Stephanie Allan is undertaking a PhD as part of the EMPOWER team. Here she introduces herself and describes the importance of process evaluation for successful research.
The most basic question about any intervention is “does it improve the thing the researchers expected that it would?”. If an intervention manages to do this, it is successful. If it fails, then it is not. However, sometimes interventions that might be successful can fail for reasons not to do with the intervention at all. For example, if people are too busy to use the intervention. Similarly, an intervention might appear work when you test it over a period of a few months (because everyone you gave it to happens to be very keen) and you get excited and decide to offer it to everyone. However, then you might discover the general population are not as enthusiastic about using it in the long term. Might it have helped if you had explored potential barriers to general usage for your intervention as you went? Perhaps you could have asked “how long do you think you would actually use this for?”. These are the sort of questions that get asked in doing process evaluations.
Process evaluations are useful because they can help researchers answer questions about how the context where you are conducting research can affect your final result.
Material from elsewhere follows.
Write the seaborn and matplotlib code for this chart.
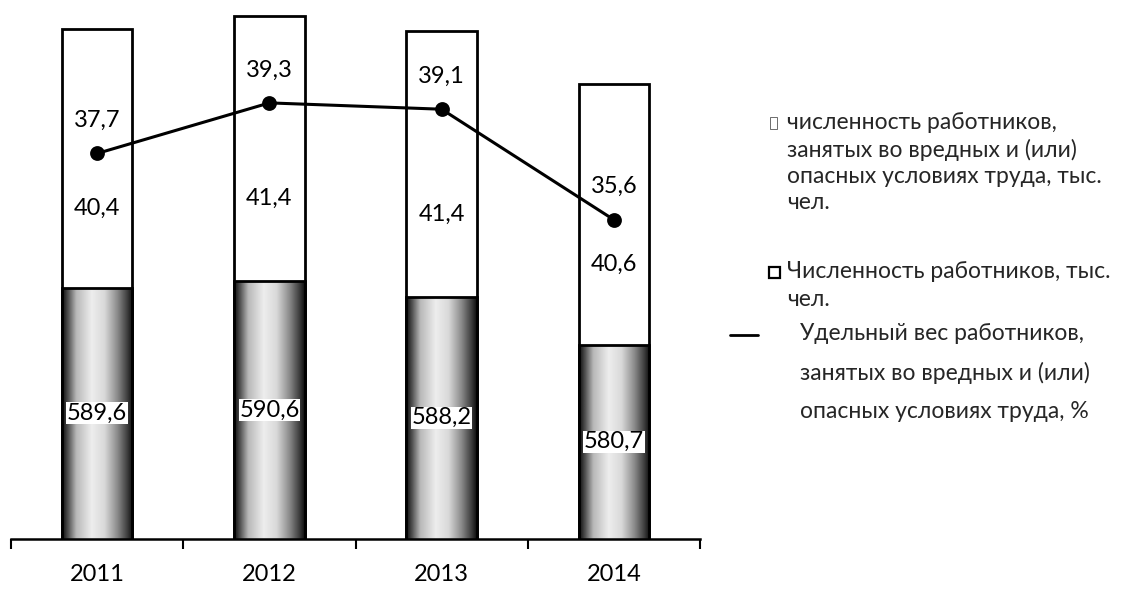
import numpy as np
import pandas as pd
import matplotlib
matplotlib.use('Agg')
import matplotlib.pyplot as plt
import seaborn as sns
from matplotlib.patches import Rectangle
from matplotlib.lines import Line2D

years = ['2011', '2012', '2013', '2014']
workers = [589.6, 590.6, 588.2, 580.7]      # численность работников, тыс. чел.
harmful = [40.4, 41.4, 41.4, 40.6]          # занятые во вредных условиях, тыс. чел.
share = [37.7, 39.3, 39.1, 35.6]            # удельный вес, %

df = pd.DataFrame({'year': years, 'workers': workers,
                   'harmful': harmful, 'share': share})
df['total'] = df['workers'] + df['harmful']

sns.set_theme(style='white')
plt.rcParams['font.family'] = ['Lato', 'Open Sans', 'DejaVu Sans']

W, H = 1137, 589
fig = plt.figure(figsize=(W / 100, H / 100), dpi=100)
ax = fig.add_axes([0.0097, 0.085, 0.606, 0.9066])


def fpos(px, py):
    # pixel position (from top-left) -> figure fraction
    return px / W, 1 - py / H


# stacked bars: total first (white top part), workers on top of it
sns.barplot(data=df, x='year', y='total', color='white', saturation=1,
            edgecolor='black', linewidth=2, width=0.41, ax=ax, zorder=0.2)
sns.barplot(data=df, x='year', y='workers', color='white', saturation=1,
            edgecolor='black', linewidth=2, width=0.41, ax=ax, zorder=1)

ylow, yhigh = 550.4, 633.7

# cylinder-like shading for the lower part
t = np.linspace(0, 1, 200)
shade = np.interp(t, [0, 0.08, 0.2, 0.42, 0.6, 0.78, 0.92, 1],
                  [0.05, 0.3, 0.72, 0.93, 0.85, 0.55, 0.25, 0.05])
for p in ax.patches[len(years):]:
    p.set_facecolor('none')
    x0, w, h = p.get_x(), p.get_width(), p.get_height()
    im = ax.imshow(shade[None, :], cmap='gray', vmin=0, vmax=1, aspect='auto',
                   extent=(x0, x0 + w, ylow, h), zorder=0.5)
    im.set_clip_path(p)

ax.set_xlim(-0.5, len(years) - 0.5)
ax.set_ylim(ylow, yhigh)

# value labels
for i, (w, h) in enumerate(zip(workers, harmful)):
    ax.annotate(f'{w:.1f}'.replace('.', ','), xy=(i, (ylow + w) / 2),
                ha='center', va='center', fontsize=17, color='black',
                bbox=dict(fc='white', ec='none', pad=0.5), zorder=3)
    ax.annotate(f'{h:.1f}'.replace('.', ','), xy=(i, w + h / 2),
                xytext=(0, -50), textcoords='offset pixels',
                ha='center', va='center', fontsize=17, color='black', zorder=3)

# line on secondary axis
ax2 = ax.twinx()
sns.pointplot(data=df, x='year', y='share', color='black', markers='o',
              linestyles='-', markersize=9, linewidth=2.2, ax=ax2)
ax2.set_ylim(25.5, 42.4)
ax2.set_xlim(-0.5, len(years) - 0.5)
for i, s in enumerate(share):
    ax2.annotate(f'{s:.1f}'.replace('.', ','), xy=(i, s), xytext=(0, 33),
                 textcoords='offset pixels', ha='center', va='center',
                 fontsize=17, color='black')

for a in (ax, ax2):
    for side in ('top', 'right', 'left'):
        a.spines[side].set_visible(False)
    a.set_yticks([])
    a.set_xlabel('')
    a.set_ylabel('')
ax2.spines['bottom'].set_visible(False)
ax.spines['bottom'].set_color('black')
ax.spines['bottom'].set_linewidth(1.8)

ax.set_xticks(range(len(years)))
ax.set_xticklabels(years, fontsize=17)
ax.set_xticks(np.arange(len(years) + 1) - 0.5, minor=True)
ax.tick_params(axis='x', which='major', length=0, pad=18, colors='black')
ax.tick_params(axis='x', which='minor', bottom=True, length=7, width=1.5,
               color='black', direction='out')
ax2.tick_params(axis='x', length=0, labelbottom=False)

# legend, laid out by hand (markers sit at the first line of each label)
fs_leg = 16.5
x0, y0 = fpos(770, 129)
fig.add_artist(Rectangle((x0, y0), 7 / W, 12 / H, transform=fig.transFigure,
                         facecolor='white', edgecolor='#555', hatch='::',
                         linewidth=0.6))
fig.text(*fpos(787, 112),
         'численность работников,\nзанятых во вредных и (или)\n'
         'опасных условиях труда, тыс.\nчел.',
         fontsize=fs_leg, va='top', ha='left', linespacing=1.3)

x0, y0 = fpos(769, 278)
fig.add_artist(Rectangle((x0, y0), 11 / W, 11 / H, transform=fig.transFigure,
                         facecolor='white', edgecolor='black', linewidth=1.6))
fig.text(*fpos(787, 261), 'Численность работников, тыс.\nчел.',
         fontsize=fs_leg, va='top', ha='left', linespacing=1.4)

xa, ya = fpos(730, 335)
xb, _ = fpos(758, 335)
fig.add_artist(Line2D([xa, xb], [ya, ya], transform=fig.transFigure,
                      color='black', linewidth=2))
fig.text(*fpos(800, 323),
         'Удельный вес работников,\nзанятых во вредных и (или)\n'
         'опасных условиях труда, %',
         fontsize=fs_leg, va='top', ha='left', linespacing=2.0)

fig.savefig('out.png', dpi=100)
For example, exploring if the context in which you tested the intervention (over a short time period) could have an impact on longer term use when you decide to roll it out more widely. A lot of process evaluations involve talking to people and their results can be very useful for predicting if an intervention is likely to become more widely used beyond small scale testing. Furthermore, they can be useful for pinpointing the “active parts” of an intervention. For example, rather than simply looking at “do participants use an intervention?” we might ask “what makes you want to use the intervention? What parts are helpful to you?” – this is useful as it gives us a clearer idea about people’s reasons for using an intervention and can even help us improve and create interventions that are more useful to the needs of end users.
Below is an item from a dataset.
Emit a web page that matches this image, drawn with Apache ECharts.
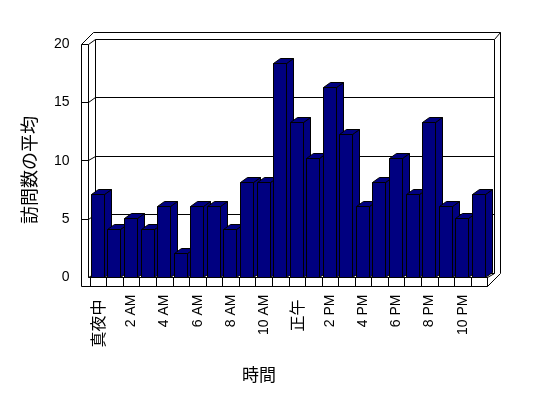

I am completing my PhD within the EMPOWER project and completing a process evaluation. There will be lots of different data generated from the trial (including how people are doing and how often the app was used). I hope through my role that I will get to learn a lot about what people think about and do with EMPOWER. There is no prescriptive guide on how to best do a process evaluation. Therefore, at the moment I am figuring out what methods would be the best for approaching this task. I have spent a lot of time reading about what other process evaluators have used in their work. Any intervention for any problem can be process evaluated. I am used to reading psychosis research so it has been an enjoyable challenge to read in different fields including blood pressure monitoring, smoking cessation programmes and even the usage of robots within surgical teams.
A lot of process evaluations involve talking to people and their results can be very useful for predicting if an intervention is likely to become more widely used beyond small scale testing.
The EMPOWER team spent a lot of time speaking to mental health staff, people with experience of psychosis and their carers in advance of the clinical trial. This has been very useful because it has given us a good idea of what people are already doing and it has been helpful in deciding what questions will be most relevant for our participants. We really value the expertise of our stakeholders and we hope by using this approach the results of our process evaluation will be relevant to their needs.